Explosion Of A Freight Train Forced An Evacuation. A fiery explosion of a freight train carrying liquid propane forced an evacuation Monday from the city of Oneida, stalled passenger train service and shut down a section of the state Thruway.
The 7 a.m. blast from the derailed train sent a huge fireball into the dawn sky. Thick, black smoke continued to pour out for hours as propane tanker cars burned through the morning. Oneida Fire Chief Don Hudson said two cars containing liquid propane exploded and burned out.
Two other tankers filled with liquid petroleum a fifth car filled with toluene, a solvent, also burned.
“I was standing in the driveway waiting for the bus when I saw this big ball of fire go into the sky. It must have shot up thousands of feet,” said Will Medler, 16, of Oneida. “First I thought, ‘Wow, that’s cool.’ Then I realized something bad has happened.”
Medler said he did not hear anything because he was wearing his iPod.
There were no reports of injuries or fatalities.
“All the dangers of explosions have passed,” said Hudson.
Last week, the U.S. Department of Transportation released data showing train accidents across the country declined for the second year in a row, falling from 3,236 in 2005 to 2,834 in 2006. The number of accidents fell from 105 to 89 in New York state.
Hillary Clinton Calls For An Investigation
U.S. Sen. Hillary Rodham Clinton Monday called for an investigation of New York’s rail safety in the wake of the derailment.
“This accident should be a wake up call. We cannot continue to treat these derailments as isolated incidents. I urge the Federal Railroad Administration to launch a full investigation of railroad safety across the state to prevent the next derailment before it occurs,” she said.
Clinton added that Monday’s derailment in Oneida was yet another troubling incident in what has become a series of rail accidents across New York. She said even more concerning, the incident involved explosive and hazardous materials with the potential to cause widespread damage, injury and even loss of life. “It is necessary for the security of all New Yorkers that railroads throughout the state run safely,” the senator said.
In early December of last year, two derailments occurred in the cities of Cheektowga and Buffalo. On Jan. 16 of this year a train transporting 30,000 gallons of liquefied propane was derailed in Maspeth. As a result, businesses and homes were evacuated and a Long Island Railroad train was forced to divert its operation onto a different track. On the very same day in East Rochester, several cars carrying tractor trailers derailed, some of which ended up on locals’ lawns. As a result several homes were evacuated and power lines were downed leaving hundreds of people without power. Earlier this year, the Federal Railroad Administration called for an investigation into railroad safety in Erie and Chautauqua counties.

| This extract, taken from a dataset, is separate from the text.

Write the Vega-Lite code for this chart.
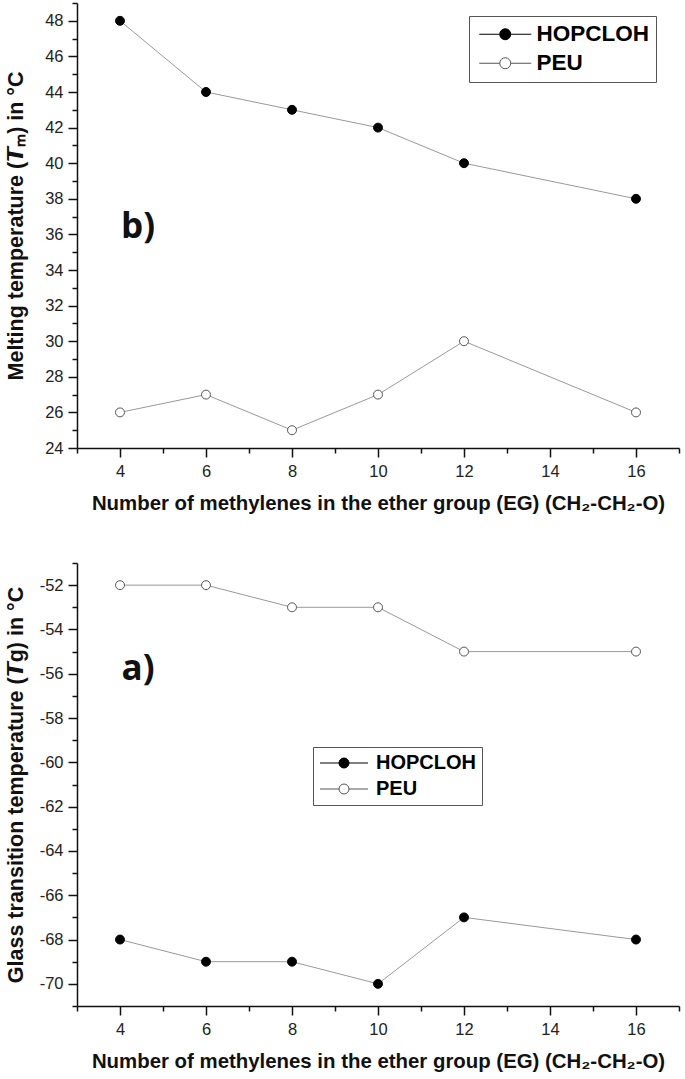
{
  "$schema": "https://vega.github.io/schema/vega-lite/v6.json",
  "padding": {"left": 4, "top": 2, "right": 3, "bottom": 5},
  "background": "white",
  "spacing": 48,
  "resolve": {"scale": {"fill": "independent", "stroke": "independent"}, "legend": {"fill": "independent", "stroke": "independent"}},
  "config": {
    "view": {"stroke": null},
    "font": "Liberation Sans",
    "point": {"opacity": 1},
    "axis": {
      "grid": false,
      "domainColor": "#111",
      "domainWidth": 1.5,
      "tickColor": "#111",
      "tickWidth": 1.5,
      "labelOverlap": false,
      "labelFont": "Liberation Sans",
      "labelColor": "#222",
      "titleFont": "Liberation Sans",
      "titleFontSize": 20.4,
      "titleFontWeight": "bold",
      "titleColor": "#111"
    }
  },
  "vconcat": [
    {
      "width": 602,
      "height": 445,
      "data": {"values": [
        {"series": "HOPCLOH", "x": 4, "y": 48},
        {"series": "HOPCLOH", "x": 6, "y": 44},
        {"series": "HOPCLOH", "x": 8, "y": 43},
        {"series": "HOPCLOH", "x": 10, "y": 42},
        {"series": "HOPCLOH", "x": 12, "y": 40},
        {"series": "HOPCLOH", "x": 16, "y": 38},
        {"series": "PEU", "x": 4, "y": 26},
        {"series": "PEU", "x": 6, "y": 27},
        {"series": "PEU", "x": 8, "y": 25},
        {"series": "PEU", "x": 10, "y": 27},
        {"series": "PEU", "x": 12, "y": 30},
        {"series": "PEU", "x": 16, "y": 26}
      ]},
      "layer": [
        {
          "mark": {"type": "line", "color": "#999", "strokeWidth": 1},
          "encoding": {
            "x": {"field": "x", "type": "quantitative",
              "scale": {"domain": [3, 17], "nice": false, "zero": false},
              "axis": {"values": [3,4,5,6,7,8,9,10,11,12,13,14,15,16,17], "tickCount": 200, "format": "d",
                "labelExpr": "datum.value % 2 === 0 ? '' + datum.value : ''",
                "labelFontSize": {"condition": {"test": "datum.value % 2 !== 0", "value": 0}, "value": 16.5},
                "labelOverlap": false, "labelFlush": false,
                "tickSize": {"condition": {"test": "datum.value % 2 !== 0", "value": 5}, "value": 9},
                "labelPadding": 6, "titlePadding": 14,
                "title": "Number of methylenes in the ether group (EG) (CH₂-CH₂-O)"}},
            "y": {"field": "y", "type": "quantitative",
              "scale": {"domain": [24, 49], "nice": false, "zero": false},
              "axis": {"values": [24,25,26,27,28,29,30,31,32,33,34,35,36,37,38,39,40,41,42,43,44,45,46,47,48,49], "tickCount": 200, "format": "d",
                "labelExpr": "datum.value % 2 === 0 ? '' + datum.value : ''",
                "labelFontSize": {"condition": {"test": "datum.value % 2 !== 0", "value": 0}, "value": 16.5},
                "labelOverlap": false, "labelFlush": false,
                "tickSize": {"condition": {"test": "datum.value % 2 !== 0", "value": 5}, "value": 9},
                "labelPadding": 5, "titleX": -50, "titleFontSize": 21.5,
                "title": "Melting temperature (𝙏ₘ) in °C"}},
            "detail": {"field": "series"}
          }
        },
        {
          "mark": {"type": "point", "filled": true, "size": 0, "opacity": 1, "stroke": "#8a8a8a", "strokeWidth": 1},
          "encoding": {
            "x": {"field": "x", "type": "quantitative"},
            "y": {"field": "y", "type": "quantitative"},
            "fill": {"field": "series", "type": "nominal",
              "scale": {"domain": ["HOPCLOH", "PEU"], "range": ["#000000", "#ffffff"]},
              "legend": {"orient": "none", "legendX": 392, "legendY": 13, "title": null,
                "strokeColor": "#555", "padding": 7, "fillColor": "white",
                "symbolType": "M-5.2,0L-1.1,0M1.1,0L5.2,0M-1.1,0A1.1,1.1,0,1,1,1.1,0A1.1,1.1,0,1,1,-1.1,0Z",
                "symbolSize": 100, "symbolOffset": 18, "symbolStrokeWidth": 1,
                "labelOffset": 20, "labelFontSize": 22.5, "labelFontWeight": "bold", "labelColor": "#000",
                "labelFont": "Liberation Sans", "rowPadding": 6}}
          }
        },
        {
          "mark": {"type": "point", "filled": true, "size": 80, "opacity": 1, "strokeWidth": 1},
          "encoding": {
            "x": {"field": "x", "type": "quantitative"},
            "y": {"field": "y", "type": "quantitative"},
            "fill": {"field": "series", "type": "nominal", "legend": null},
            "stroke": {"field": "series", "type": "nominal",
              "scale": {"domain": ["HOPCLOH", "PEU"], "range": ["#000000", "#555555"]}, "legend": null}
          }
        },
        {
          "data": {"values": [{"x": 4.42, "y": 36.4, "label": "b)"}]},
          "mark": {"type": "text", "font": "Open Sans", "fontWeight": "bold", "fontSize": 35, "color": "#111"},
          "encoding": {
            "x": {"field": "x", "type": "quantitative"},
            "y": {"field": "y", "type": "quantitative"},
            "text": {"field": "label"}
          }
        }
      ]
    },
    {
      "width": 602,
      "height": 443,
      "data": {"values": [
        {"series": "HOPCLOH", "x": 4, "y": -68},
        {"series": "HOPCLOH", "x": 6, "y": -69},
        {"series": "HOPCLOH", "x": 8, "y": -69},
        {"series": "HOPCLOH", "x": 10, "y": -70},
        {"series": "HOPCLOH", "x": 12, "y": -67},
        {"series": "HOPCLOH", "x": 16, "y": -68},
        {"series": "PEU", "x": 4, "y": -52},
        {"series": "PEU", "x": 6, "y": -52},
        {"series": "PEU", "x": 8, "y": -53},
        {"series": "PEU", "x": 10, "y": -53},
        {"series": "PEU", "x": 12, "y": -55},
        {"series": "PEU", "x": 16, "y": -55}
      ]},
      "layer": [
        {
          "mark": {"type": "line", "color": "#999", "strokeWidth": 1},
          "encoding": {
            "x": {"field": "x", "type": "quantitative",
              "scale": {"domain": [3, 17], "nice": false, "zero": false},
              "axis": {"values": [3,4,5,6,7,8,9,10,11,12,13,14,15,16,17], "tickCount": 200, "format": "d",
                "labelExpr": "datum.value % 2 === 0 ? '' + datum.value : ''",
                "labelFontSize": {"condition": {"test": "datum.value % 2 !== 0", "value": 0}, "value": 16.5},
                "labelOverlap": false, "labelFlush": false,
                "tickSize": {"condition": {"test": "datum.value % 2 !== 0", "value": 5}, "value": 9},
                "labelPadding": 6, "titlePadding": 14,
                "title": "Number of methylenes in the ether group (EG) (CH₂-CH₂-O)"}},
            "y": {"field": "y", "type": "quantitative",
              "scale": {"domain": [-71, -51], "nice": false, "zero": false},
              "axis": {"values": [-71,-70,-69,-68,-67,-66,-65,-64,-63,-62,-61,-60,-59,-58,-57,-56,-55,-54,-53,-52,-51], "tickCount": 200, "format": "d",
                "labelExpr": "datum.value % 2 === 0 ? '' + datum.value : ''",
                "labelFontSize": {"condition": {"test": "datum.value % 2 !== 0", "value": 0}, "value": 16.5},
                "labelOverlap": false, "labelFlush": false,
                "tickSize": {"condition": {"test": "datum.value % 2 !== 0", "value": 5}, "value": 9},
                "labelPadding": 5, "titleX": -50, "titleFontSize": 21.5,
                "title": "Glass transition temperature (𝙏g) in °C"}},
            "detail": {"field": "series"}
          }
        },
        {
          "mark": {"type": "point", "filled": true, "size": 0, "opacity": 1, "stroke": "#8a8a8a", "strokeWidth": 1},
          "encoding": {
            "x": {"field": "x", "type": "quantitative"},
            "y": {"field": "y", "type": "quantitative"},
            "fill": {"field": "series", "type": "nominal",
              "scale": {"domain": ["HOPCLOH", "PEU"], "range": ["#000000", "#ffffff"]},
              "legend": {"orient": "none", "legendX": 236, "legendY": 184, "title": null,
                "strokeColor": "#555", "padding": 6, "fillColor": "white",
                "symbolType": "M-4.8,0L-1,0M1,0L4.8,0M-1,0A1,1,0,1,1,1,0A1,1,0,1,1,-1,0Z",
                "symbolSize": 100, "symbolOffset": 15, "symbolStrokeWidth": 1,
                "labelOffset": 22, "labelFontSize": 20, "labelFontWeight": "bold", "labelColor": "#000",
                "labelFont": "Liberation Sans", "rowPadding": 6}}
          }
        },
        {
          "mark": {"type": "point", "filled": true, "size": 80, "opacity": 1, "strokeWidth": 1},
          "encoding": {
            "x": {"field": "x", "type": "quantitative"},
            "y": {"field": "y", "type": "quantitative"},
            "fill": {"field": "series", "type": "nominal", "legend": null},
            "stroke": {"field": "series", "type": "nominal",
              "scale": {"domain": ["HOPCLOH", "PEU"], "range": ["#000000", "#555555"]}, "legend": null}
          }
        },
        {
          "data": {"values": [{"x": 4.42, "y": -55.8, "label": "a)"}]},
          "mark": {"type": "text", "font": "Open Sans", "fontWeight": "bold", "fontSize": 35, "color": "#111"},
          "encoding": {
            "x": {"field": "x", "type": "quantitative"},
            "y": {"field": "y", "type": "quantitative"},
            "text": {"field": "label"}
          }
        }
      ]
    }
  ]
}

In Monday’s incident a 23-mile stretch of the Thruway, which passes within a mile of the explosion, was closed in both directions for about four hours as a precaution. Amtrak suspended service between Syracuse and Albany. The rail service is making plans to provide bus service to passengers.
Officials evacuated areas a mile around the blast, which included most of the downtown area of the city of 10,000.
Up to 4,000 people live in the affected area, though the evacuation was mandatory only for homes closest to the blast.
About 100 people reported to a local shelter. Most people were back in their homes by mid-afternoon.
Madison County jail officials moved 78 inmates to the jail in neighboring Chenango County. They were expected to spend one night there.
The CSX Corp. train was headed from Buffalo to Selkirk, just south of Albany, and consisted of 80 cars about half of them carrying propane, said company spokesman Robert Sullivan.
Federal Railroad Administration investigators were at the scene trying to find out what caused the 28 cars to derail. Drug tests will be performed on the engineer and data from the locomotives’ black boxes will be analyzed, said CSX spokesman Maurice O’Connell.
National Transportation Safety Board investigators also were headed to the scene.
Officials declared a state of emergency for a half-mile area around the accident site, which affected 11 homes.
A police dispatcher said that evacuation was expected to last at least into Tuesday.
Four firefighters had to be decontaminated after being exposed to liquid chloride that leaked out of an overturned car.
They remained at the scene and continued to fight the fire.